Not everything went according to plan for all of the Catalyst churches–and the learning and pivots that resulted were celebrated. At Jones Memorial UMC in Washington, D.C., for example, the team felt called to build authentic relationships with families at Anne Belks Elementary School and had an idea to experiment with a teacher appreciation event.
Upon further listening to parents and teachers, they pivoted to a pizza party for students with good attendance. The team learned that “it’s not what we think is most important but what could make a bigger impact” according to those in the school. As a part of their continued listening and seeking to build trust with the school and families, Jones Memorial met the need for hygiene kits and for Pre-K and kindergarten books with characters that look like the students.
All 16 congregations reported that the Catalyst experience expanded their ideas about vitality, empowering them to become more vital as they: live and love like Jesus, see all the people, deepen discipleship, and multiply their impact.
At Poplar Springs UMC, the team began to understand how important it is “to make a habit of disciple-making. … Making disciples is not about filling pews and offering plates; it’s about loving well,” they said.

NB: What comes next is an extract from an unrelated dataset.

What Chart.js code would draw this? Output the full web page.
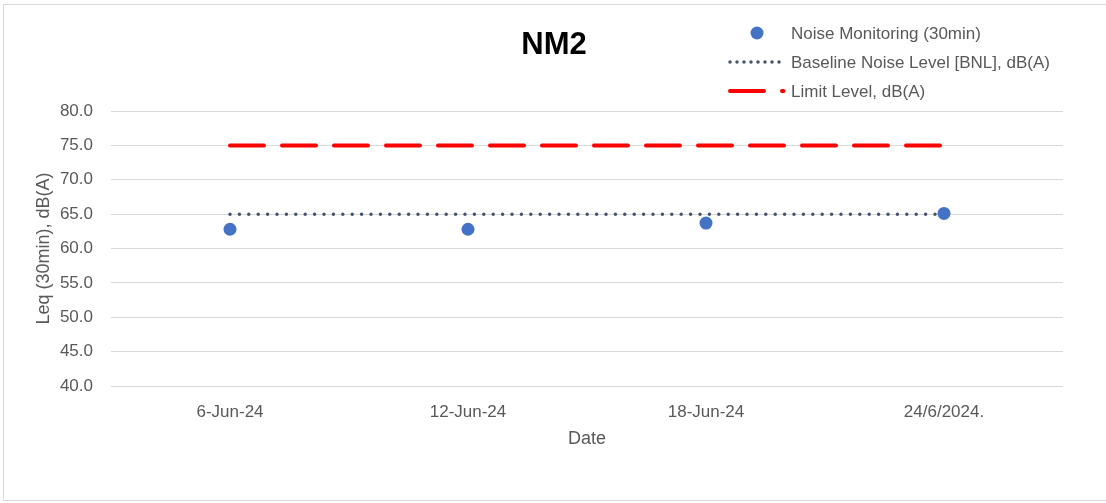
<!DOCTYPE html>
<html>
<head>
<meta charset="utf-8">
<script src="https://cdn.jsdelivr.net/npm/chart.js@4"></script>
<style>
  html, body { margin: 0; padding: 0; background: #ffffff; }
  #wrap { width: 1106px; height: 503px; }
</style>
</head>
<body>
<div id="wrap"><canvas id="c" width="1106" height="503"></canvas></div>
<script>
const categories = ['6-Jun-24', '12-Jun-24', '18-Jun-24', '24/6/2024.'];
const noiseValues = [62.8, 62.8, 63.7, 65.1];
const baselineValues = [65, 65, 65, 65];
const limitValues = [75, 75, 75, 75];
const seriesNames = ['Noise Monitoring (30min)', 'Baseline Noise Level [BNL], dB(A)', 'Limit Level, dB(A)'];
const yMin = 40, yMax = 80, yStep = 5;
const chartTitle = 'NM2';
const yTitle = 'Leq (30min), dB(A)';
const xTitle = 'Date';

const FONT = "'Liberation Sans', Arial, sans-serif";
const TEXT = '#595959';

const framePlugin = {
  id: 'frame',
  beforeDraw(chart) {
    const ctx = chart.ctx;
    ctx.save();
    ctx.fillStyle = '#ffffff';
    ctx.fillRect(0, 0, chart.width, chart.height);
    ctx.strokeStyle = '#d9d9d9';
    ctx.lineWidth = 1;
    ctx.strokeRect(3.5, 4.5, chart.width + 10, chart.height - 7);
    ctx.restore();
  },
  afterDraw(chart) {
    const ctx = chart.ctx;
    const ds = chart.data.datasets;
    ctx.save();
    // title
    ctx.fillStyle = '#000000';
    ctx.font = "bold 31px " + FONT;
    ctx.textAlign = 'center';
    ctx.textBaseline = 'middle';
    ctx.fillText(chartTitle, 554, 45);
    // legend
    const rows = [33, 62, 91];
    ctx.font = "17px " + FONT;
    ctx.textAlign = 'left';
    ctx.fillStyle = TEXT;
    // row 1: marker
    ctx.beginPath();
    ctx.fillStyle = ds[0].backgroundColor;
    ctx.arc(757, rows[0], 6.5, 0, Math.PI * 2);
    ctx.fill();
    // row 2: dotted
    ctx.beginPath();
    ctx.strokeStyle = ds[1].borderColor;
    ctx.lineWidth = ds[1].borderWidth;
    ctx.lineCap = 'round';
    ctx.setLineDash([0, 7]);
    ctx.moveTo(730, rows[1]);
    ctx.lineTo(780, rows[1]);
    ctx.stroke();
    // row 3: dashed
    ctx.beginPath();
    ctx.strokeStyle = ds[2].borderColor;
    ctx.lineWidth = ds[2].borderWidth;
    ctx.setLineDash(ds[2].borderDash);
    ctx.moveTo(730, rows[2]);
    ctx.lineTo(783.5, rows[2]);
    ctx.stroke();
    ctx.setLineDash([]);
    ctx.fillStyle = TEXT;
    for (let i = 0; i < 3; i++) {
      ctx.fillText(ds[i].label, 791, rows[i] + 1);
    }
    ctx.restore();
  }
};

new Chart(document.getElementById('c'), {
  type: 'line',
  data: {
    labels: categories,
    datasets: [
      {
        label: seriesNames[0],
        data: noiseValues,
        showLine: false,
        pointRadius: 6.5,
        pointHoverRadius: 6.5,
        backgroundColor: '#4472c4',
        borderColor: '#4472c4',
        pointBorderWidth: 0
      },
      {
        label: seriesNames[1],
        data: baselineValues,
        borderColor: '#44546a',
        borderWidth: 3.5,
        borderDash: [0, 9.4],
        borderCapStyle: 'round',
        pointRadius: 0,
        fill: false,
        tension: 0
      },
      {
        label: seriesNames[2],
        data: limitValues,
        borderColor: '#ff0000',
        borderWidth: 4,
        borderDash: [34, 18],
        borderCapStyle: 'round',
        pointRadius: 0,
        fill: false,
        tension: 0
      }
    ]
  },
  options: {
    responsive: false,
    animation: false,
    devicePixelRatio: 1,
    layout: { padding: { left: 0, top: 111, right: 43, bottom: 47 } },
    plugins: { legend: { display: false }, title: { display: false }, tooltip: { enabled: false } },
    scales: {
      x: {
        offset: true,
        grid: { display: false, drawTicks: false },
        border: { display: false },
        ticks: { color: TEXT, font: { family: FONT, size: 17 }, padding: 16, maxRotation: 0, autoSkip: false },
        title: { display: true, text: xTitle, color: TEXT, font: { family: FONT, size: 18 }, padding: { top: 0, bottom: 6 } },
        afterFit(s) { s.height = 70; }
      },
      y: {
        min: yMin,
        max: yMax,
        grid: { color: '#d9d9d9', lineWidth: 1, drawTicks: false },
        border: { display: false },
        ticks: {
          stepSize: yStep,
          color: TEXT,
          font: { family: FONT, size: 17 },
          padding: 18,
          callback: v => Number(v).toFixed(1)
        },
        title: { display: true, text: yTitle, color: TEXT, font: { family: FONT, size: 18 }, padding: { top: 33, bottom: 0 } },
        afterFit(s) { s.width = 111; }
      }
    }
  },
  plugins: [framePlugin]
});
</script>
</body>
</html>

At Community UMC in Washington, D.C., the congregation reached out to unhoused people within a seven-minute walk from their church. They quickly learned that you can’t keep faith in the building. “You have to show the love of God.” At Ryland Epworth UMC, they undertook a similar outreach to the marginalized and discovered they couldn’t do it alone. The team took its most faithful steps when they partnered with the DC Dream Center, a nearby nonprofit. Mt. Vernon UMC in Washington, D.C., also appreciated the value of being able to “pivot” away from initial ideas to pursue what works best. “We learned we have to have a plan B,” the team said.
At National UMC in Washington, the team discovered that their muti-ministry-site congregation had 71 programs that were leading members in a dozen directions. The team focused on “refining, refining, refining” as they made efforts to continue preaching, learning and prioritizing. In their work, they realized the absolute necessity of clear and excellent communication and embraced the priority of “making the love of God obvious.”

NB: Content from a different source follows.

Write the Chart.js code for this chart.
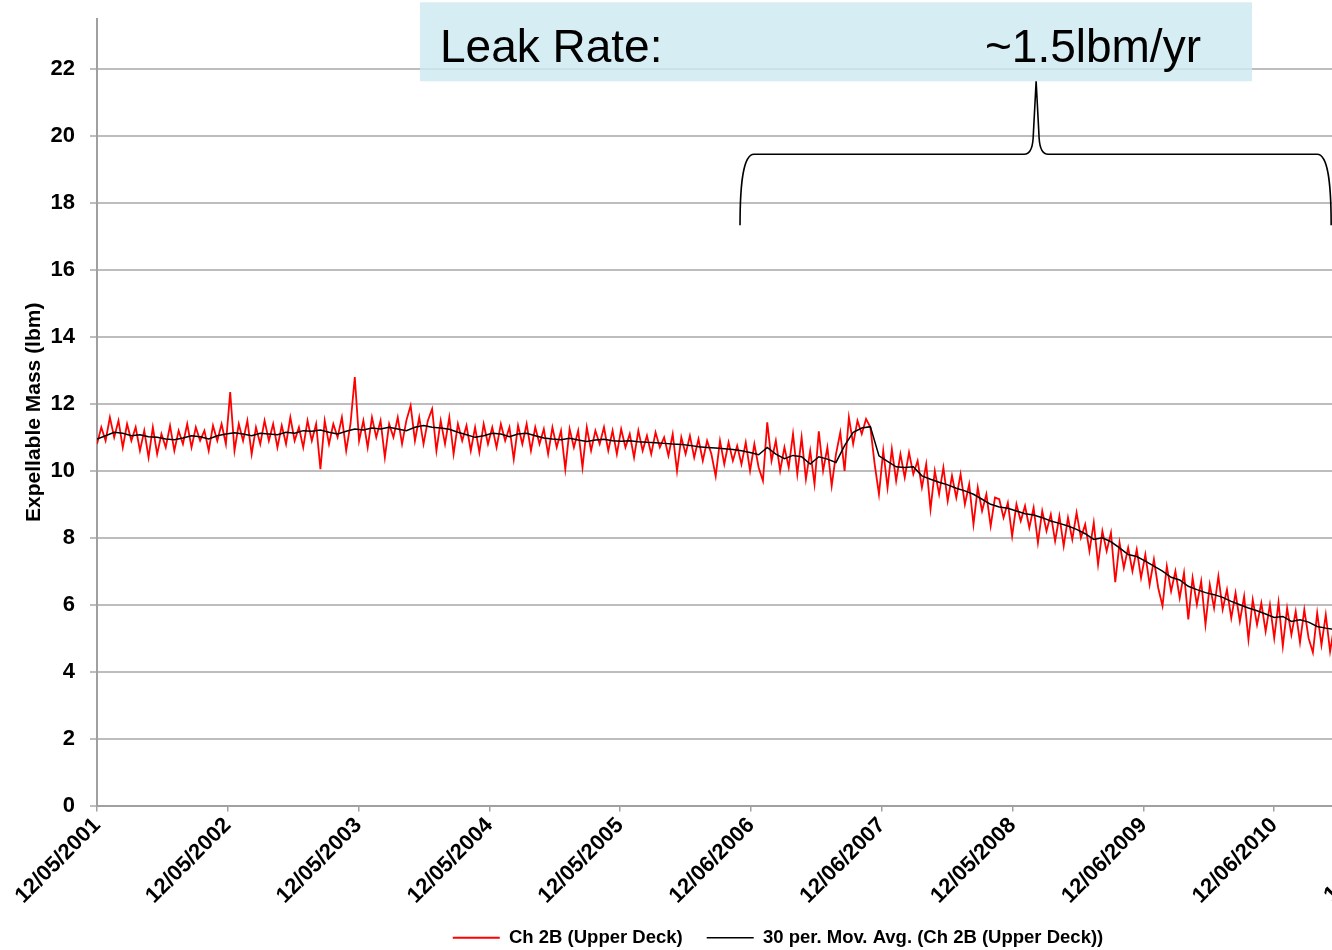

Among some insights and the lessons others learned are:
- Churches need to be awakened through one-on-one conversations with people in their communities. It’s best to listen to the community rather than assume you know what they want or need.
- Sometimes love is socks and underwear.
- Be willing to fail, then learn, pivot and persist.
- It’s important to move beyond your comfort zone.
- Ordinary people can create an extraordinary impact.
This is the second wave of churches to complete the Catalyst Initiative. A third wave recently completed their orientation.
“Catalyst made our congregation come to life again,” said the team from Jennings Chapel in Woodbine. The spark has returned.” The other congregations agreed, “Catalyst brought us to life,” said the team from Oxon Hill. “We can’t sit still.”
Churches that participated in this wave of the Catalyst Initiative are:
- Poplar Springs UMC in Mount Airy, MD
- Jennings Chapel UMC in Woodbine, MD
- Paul Praise and Worship Center in Pikesville, MD
- Reisterstown UMC in Reisterstown, MD
- Frostburg UMC in Frostburg, MD
- Asbury UMC in New Castle, Del.
- College Park UMC in College Park, MD
- Community UMC in Washington, D.C.
- Jones Memorial UMC in Washington, D.C.
- Mt. Vernon UMC in Washington, D.C.
- National UMC in Washington, D.C.
- Oak Chapel UMC in Silver Spring, MD
- Petworth UMC in Washington, D.C.
- Ryland Epworth UMC in Washington, D.C.